I move on to a series of men’s shirt collars embroidered with real messages from the artist’s experiences with online dating.  “What kind of underwear girl are u?”  “Every young man want to get laid by a gray hair lady.” “You want a naughty pic?”  It reminds me I have not finished my Match.com profile.  And that I probably won’t.

There are maps covered with pins and handwritten notes.  Heart-shaped boxes filled with broken glass and newspaper clippings. A video of a woman covered in striped fabric dancing with a bee.

I return for a third time to a piece titled, “Love Letter.”  It is long and tall, like a body.  With hair at the top, words winding down the center, like buttons, and rocks circling the bottom.  The artist, Sherry Antonini writes, “Love Letter is a meditation on listening inward and noticing outward; on persistence and on beginning again with what is left over.”

I read the poem running down her torso again.  It is still too much to take in.  So I photograph it – in pieces.

“Keep time.  But throw away most other things, including reasons to worry…Watch for signs, however small.  Push through with ideas, envisioning them as even bigger than you think they deserve to be.  Do this until you can once again see yourself shine…

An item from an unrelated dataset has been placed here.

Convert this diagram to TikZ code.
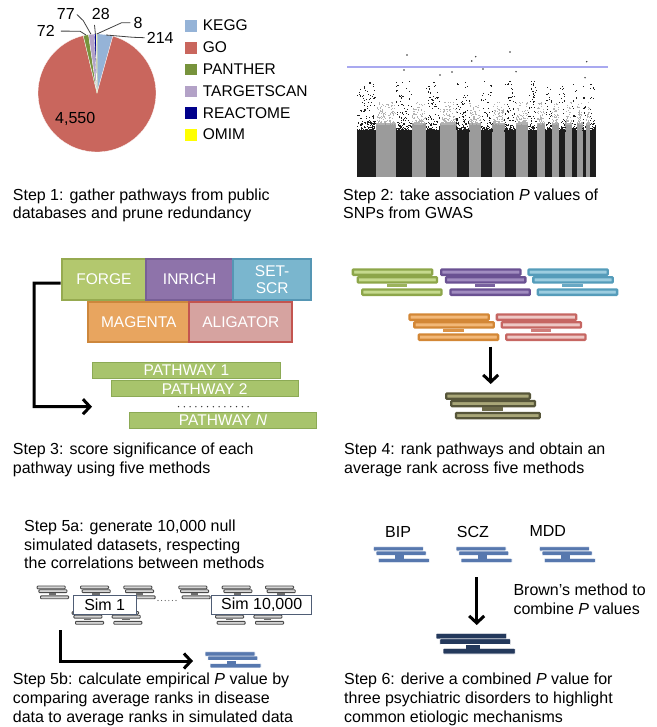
\documentclass[tikz,border=0pt]{standalone}
\usepackage{fontspec}
\setmainfont{Liberation Sans}
\usetikzlibrary{arrows.meta}
\definecolor{cKEGG}{HTML}{95B3D7}
\definecolor{cGO}{HTML}{C9665D}
\definecolor{cPAN}{HTML}{77933C}
\definecolor{cTS}{HTML}{B3A2C7}
\definecolor{cREA}{HTML}{00008B}
\definecolor{cOMIM}{HTML}{FFFF00}
\definecolor{gD}{HTML}{8DA64A}\definecolor{gL}{HTML}{C6DA8E}
\definecolor{pD}{HTML}{6A5192}\definecolor{pL}{HTML}{A18CC0}
\definecolor{bD}{HTML}{559CBA}\definecolor{bL}{HTML}{9CCDE0}
\definecolor{oD}{HTML}{D38736}\definecolor{oL}{HTML}{F2B878}
\definecolor{rD}{HTML}{C66662}\definecolor{rL}{HTML}{EEC8C5}
\definecolor{olD}{HTML}{57563A}\definecolor{olL}{HTML}{A9A778}
\definecolor{simD}{HTML}{4A4A4A}\definecolor{simL}{HTML}{D4D4D4}
\definecolor{stBlue}{HTML}{5778AE}
\definecolor{navy}{HTML}{24395C}
\definecolor{mgray}{HTML}{9B9B9B}
\definecolor{mgrayd}{HTML}{B2B2B2}
\definecolor{mblack}{HTML}{1E1E1E}
\definecolor{thr}{HTML}{A9A9F0}
\definecolor{forgeF}{HTML}{B3C86E}\definecolor{forgeD}{HTML}{96AA50}
\definecolor{inrF}{HTML}{8E73AA}\definecolor{inrD}{HTML}{785F96}
\definecolor{setF}{HTML}{7AB6CE}\definecolor{setD}{HTML}{5596B4}
\definecolor{magF}{HTML}{E8A55F}\definecolor{magD}{HTML}{CD873C}
\definecolor{aliF}{HTML}{D6A3A0}\definecolor{aliD}{HTML}{C35550}
\definecolor{pathF}{HTML}{A8C46C}\definecolor{pathD}{HTML}{8CAA55}
\definecolor{simB}{HTML}{4F5D75}

\tikzset{
  captxt/.style={anchor=north west, inner sep=0pt, align=left, font=\fontsize{16}{18.8}\selectfont},
  legtxt/.style={anchor=base west, inner sep=0pt, font=\fontsize{15.5}{17}\selectfont},
  numtxt/.style={anchor=base west, inner sep=0pt, font=\fontsize{16}{18}\selectfont},
  leader/.style={draw=black!75, line width=0.8},
  mbox/.style={rectangle, line width=2.2, text=white, inner sep=0pt, align=center, font=\fontsize{15.5}{16.5}\selectfont},
  pbar/.style={rectangle, fill=pathF, draw=pathD, line width=1, text=white, inner sep=0pt, minimum height=15.6, minimum width=187.3, font=\fontsize{15.5}{16}\selectfont},
  bigarrow/.style={line width=3, -{Straight Barb[length=7pt,width=15pt]}},
  simbox/.style={rectangle, fill=white, draw=simB, line width=0.8, inner sep=0pt, minimum height=19, font=\fontsize{16}{18}\selectfont},
}

% outlined stack: x y W h dark light lw
\newcommand\ostack[7]{%
\begin{scope}[shift={(#1,#2)}]
\pgfmathsetmacro\oW{#3}\pgfmathsetmacro\oh{#4}\pgfmathsetmacro\hl{#7/2}
\filldraw[draw=#5, fill=#6, line width=#7, rounded corners=0.8] (\hl,\hl) rectangle (\oW-\hl,\oh-\hl);
\filldraw[draw=#5, fill=#6, line width=#7, rounded corners=0.8] (0.06*\oW+\hl,\oh+\hl) rectangle (1.06*\oW-\hl,2*\oh-\hl);
\fill[#5!75!#6] (0.43*\oW,2*\oh) rectangle (0.68*\oW,2.45*\oh);
\filldraw[draw=#5, fill=#6, line width=#7, rounded corners=0.8] (0.115*\oW+\hl,2.6*\oh+\hl) rectangle (1.115*\oW-\hl,3.6*\oh-\hl);
\end{scope}}

% filled stack: x y W h colour
\newcommand\fstack[5]{%
\begin{scope}[shift={(#1,#2)}]
\pgfmathsetmacro\oW{#3}\pgfmathsetmacro\oh{#4}
\filldraw[fill=#5, draw=white, line width=0.6, rounded corners=0.6] (0,0) rectangle (\oW,\oh);
\filldraw[fill=#5, draw=white, line width=0.6, rounded corners=0.6] (0.055*\oW,\oh) rectangle (1.055*\oW,2*\oh);
\filldraw[fill=#5, draw=white, line width=0.6, rounded corners=0.6] (0.1*\oW,2.7*\oh) rectangle (1.12*\oW,3.7*\oh);
\fill[#5] (0.43*\oW,2*\oh) rectangle (0.62*\oW,2.75*\oh);
\end{scope}}

\begin{document}
\begin{tikzpicture}[x=1pt,y=-1pt]
\useasboundingbox (0,0) rectangle (656,727);

%% ---------- Step 1: pie ----------
\coordinate (pc) at (97,93);
\foreach \a/\b/\c in {-90/-74.433/cKEGG, -74.433/256.543/cGO, 256.543/261.78/cPAN, 261.78/267.381/cTS, 267.381/269.418/cREA, 269.418/270/cOMIM}
  \filldraw[fill=\c, draw=white, line width=0.3] (pc) -- ++(\a:59) arc[start angle=\a, end angle=\b, radius=59] -- cycle;

\node[numtxt] (n4550) at (55,124) {4,550};
\node[numtxt] (n72) at (36.7,36.7) {72};
\node[numtxt] (n77) at (56.7,20) {77};
\node[numtxt] (n28) at (91.7,20) {28};
\node[numtxt] (n8) at (133.3,28.3) {8};
\node[numtxt] (n214) at (146.7,43.3) {214};
\coordinate (e72) at (86,35);
\coordinate (e77) at (91,34.3);
\coordinate (e28) at (95.4,34);
\coordinate (e8) at (96.8,34);
\coordinate (e214) at (106,35);
\draw[leader] ([xshift=6pt]n72.east) -- (80,31.2) -- (e72);
\draw[leader] ([xshift=2pt]n77.east) -- (83.3,20.7) -- (e77);
\draw[leader] (94.5,25) -- (e28);
\draw[leader] ([xshift=-3pt]n8.west) -- (121.7,22.7) -- (e8);
\draw[leader] ([xshift=-2pt]n214.west) -- (133,37.3) -- (e214);

\foreach \n/\c [count=\i from 0] in {KEGG/cKEGG, GO/cGO, PANTHER/cPAN, TARGETSCAN/cTS, REACTOME/cREA, OMIM/cOMIM}{
  \pgfmathsetmacro\yb{30.7+21.85*\i}
  \fill[\c] (185,\yb-10.7) rectangle (196.7,\yb+1);
  \node[legtxt] (leg\i) at (202.7,\yb) {\n};
}

\node[captxt] (s1) at (12.7,188.4) {Step 1: gather pathways from public\\databases and prune redundancy};

%% ---------- Step 2: Manhattan ----------
\pgfmathsetseed{7}
\foreach \a/\b in {376/396, 411.7/426, 440/456.7, 469.3/481, 492.3/504.7, 516/528.3, 536.7/545, 551.7/559.3, 565.3/572.3, 576.7/582.7, 586/590}{
  \fill[mgray] (\a,123) rectangle (\b,176.7);
  \pgfmathtruncatemacro\nd{8*(\b-\a)}
  \foreach \i in {1,...,\nd}{
    \pgfmathsetmacro\xx{\a+rnd*(\b-\a-1)}
    \pgfmathsetmacro\uu{rnd}
    \pgfmathsetmacro\yy{123.5-22*\uu*\uu*\uu}
    \fill[mgrayd] (\xx,\yy) rectangle ++(1.1,1.1);
  }
}
\foreach \a/\b in {357.3/376, 396/411.7, 426/440, 456.7/469.3, 481/492.3, 504.7/516, 528.3/536.7, 545/551.7, 559.3/565.3, 572.3/576.7, 582.7/586, 590/596}{
  \fill[mblack] (\a,130) rectangle (\b,176.7);
  \pgfmathtruncatemacro\nd{14*(\b-\a)}
  \foreach \i in {1,...,\nd}{
    \pgfmathsetmacro\xx{\a-0.5+rnd*(\b-\a)}
    \pgfmathsetmacro\uu{rnd}
    \pgfmathsetmacro\yy{130.5-50*\uu*\uu*\uu*\uu*\uu*\uu}
    \fill[mblack] (\xx,\yy) rectangle ++(1.1,1.1);
  }
}
\foreach \p in {(407,55),(475.7,56.7),(471.7,61),(510,52),(586.7,61.7),(483,69),(404,70),(516,71.7),(585,77.7),(440,75),(452,72)}
  \fill[black!80] \p circle (0.8);
\draw[thr, line width=1.4] (347,67) -- (608,67);

\node[captxt] (s2) at (343,188.4) {Step 2: take association \textit{P} values of\\SNPs from GWAS};

%% ---------- Step 3 ----------
\node[mbox, fill=forgeF, draw=forgeD, minimum width=84.3, minimum height=40.7] (forge) at (103.85,279.65) {FORGE};
\node[mbox, fill=inrF, draw=inrD, minimum width=87.3, minimum height=40.7] (inrich) at (189.65,279.65) {INRICH};
\node[mbox, fill=setF, draw=setD, minimum width=77.7, minimum height=40.7] (setscr) at (272.15,279.65) {SET-\\SCR};
\node[mbox, fill=magF, draw=magD, minimum width=101, minimum height=40] (magenta) at (138.8,321.7) {MAGENTA};
\node[mbox, fill=aliF, draw=aliD, minimum width=103, minimum height=40] (aligator) at (240.8,321.7) {ALIGATOR};

\node[pbar] (pw1) at (186.35,370.5) {PATHWAY 1};
\node[pbar] (pw2) at (204.65,388.7) {PATHWAY 2};
\node[pbar] (pwN) at (223,420.3) {PATHWAY \textit{N}};
\draw[line width=1.5, line cap=round, dash pattern=on 0pt off 5.8pt, draw=black!80] (178.5,406.7) -- (253,406.7);

\coordinate (brk) at (34,283.2);
\coordinate (p3in) at (92,406.7);
\draw[bigarrow] ([yshift=-3.5pt]forge.west) -- (brk) |- (p3in);

\node[captxt] (s3) at (12.7,443) {Step 3: score significance of each\\pathway using five methods};

%% ---------- Step 4 ----------
\ostack{351.7}{268.3}{81.6}{7.7}{gD}{gL}{2.3}
\ostack{440}{268.3}{81.6}{7.7}{pD}{pL}{2.3}
\ostack{527.3}{268.3}{81.6}{7.7}{bD}{bL}{2.3}
\ostack{408.3}{313.3}{81.6}{7.7}{oD}{oL}{2.3}
\ostack{495.7}{313.3}{81.6}{7.7}{rD}{rL}{2.3}
\coordinate (a4s) at (490.7,346.7);
\coordinate (a4e) at (490.7,384);
\draw[bigarrow] (a4s) -- (a4e);
\ostack{445}{392.3}{86}{7.5}{olD}{olL}{2.3}

\node[captxt] (s4) at (344,443) {Step 4: rank pathways and obtain an\\average rank across five methods};

%% ---------- Step 5 ----------
\node[captxt] (s5a) at (24,519.5) {Step 5a: generate 10,000 null\\simulated datasets, respecting\\the correlations between methods};

\foreach \x/\y in {36.7/585.5, 80/585.5, 123.3/585.5, 71.7/611, 110/611, 178.3/585.5, 221.7/585.5, 265/585.5, 213.3/611, 251.7/611}
  \ostack{\x}{\y}{29}{3.8}{simD}{simL}{0.9}
\node[simbox, minimum width=62.7] (sim1) at (104.7,604.5) {Sim 1};
\node[simbox, minimum width=100] (simN) at (261.7,604.5) {Sim 10,000};
\draw[line width=1.1, line cap=round, dash pattern=on 0pt off 3.6pt, draw=black!70] (158,600.5) -- (177,600.5);

\coordinate (a5s) at (60,630);
\coordinate (a5e) at (193,661);
\draw[bigarrow] (a5s) |- (a5e);
\fstack{205}{651.7}{50}{4.4}{stBlue}

\node[captxt] (s5b) at (12.7,672.6) {Step 5b: calculate empirical \textit{P} value by\\comparing average ranks in disease\\data to average ranks in simulated data};

%% ---------- Step 6 ----------
\node[numtxt] (bip) at (385,537.7) {BIP};
\node[numtxt] (scz) at (456.7,537.7) {SCZ};
\node[numtxt] (mdd) at (529.3,536.7) {MDD};
\fstack{373.3}{546.7}{50}{4.3}{stBlue}
\fstack{456}{546.7}{50}{4.3}{stBlue}
\fstack{539.3}{546.7}{50}{4.3}{stBlue}
\coordinate (a6s) at (476.7,577.3);
\coordinate (a6e) at (476.7,625);
\draw[bigarrow] (a6s) -- (a6e);
\node[captxt] (brown) at (513.3,583.8) {Brown’s method to\\combine \textit{P} values};
\fstack{436}{633.3}{70.7}{5.6}{navy}

\node[captxt] (s6) at (344,672.6) {Step 6: derive a combined \textit{P} value for\\three psychiatric disorders to highlight\\common etiologic mechanisms};
\end{tikzpicture}
\end{document}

"Love Letter."  Artist, Sherry Antonini.
“Love Letter.” Artist, Sherry Antonini.

“Make a list of the things you hold at core.  Those essences nearly forgotten, cast aside for too long…Months or years it is that you have been bound tight and stilled, silenced in some darkness.  But the beauty of light is insistent…

“First, you fill up a room, then you empty it, one piece at a time and all in its right time.  No one can tell you not to.  Or that you can’t.  That you never will.  Or won’t ever again.

“When you rotate the stones point them in line with your heart’s desire, you put your hands once again on your own gleam of power and touch possibility.”

I head toward the front door as my friends are entering.  Unplanned.  Serendipity.  I meet them, filled, spilling over.  Love.  Joy.  And later, this man who makes me smile big, on Skype.  He notices my grin and tells me he likes it.  I read him the poem, still trying to sort my way through it.  Intimacy.  Faith.  Desire.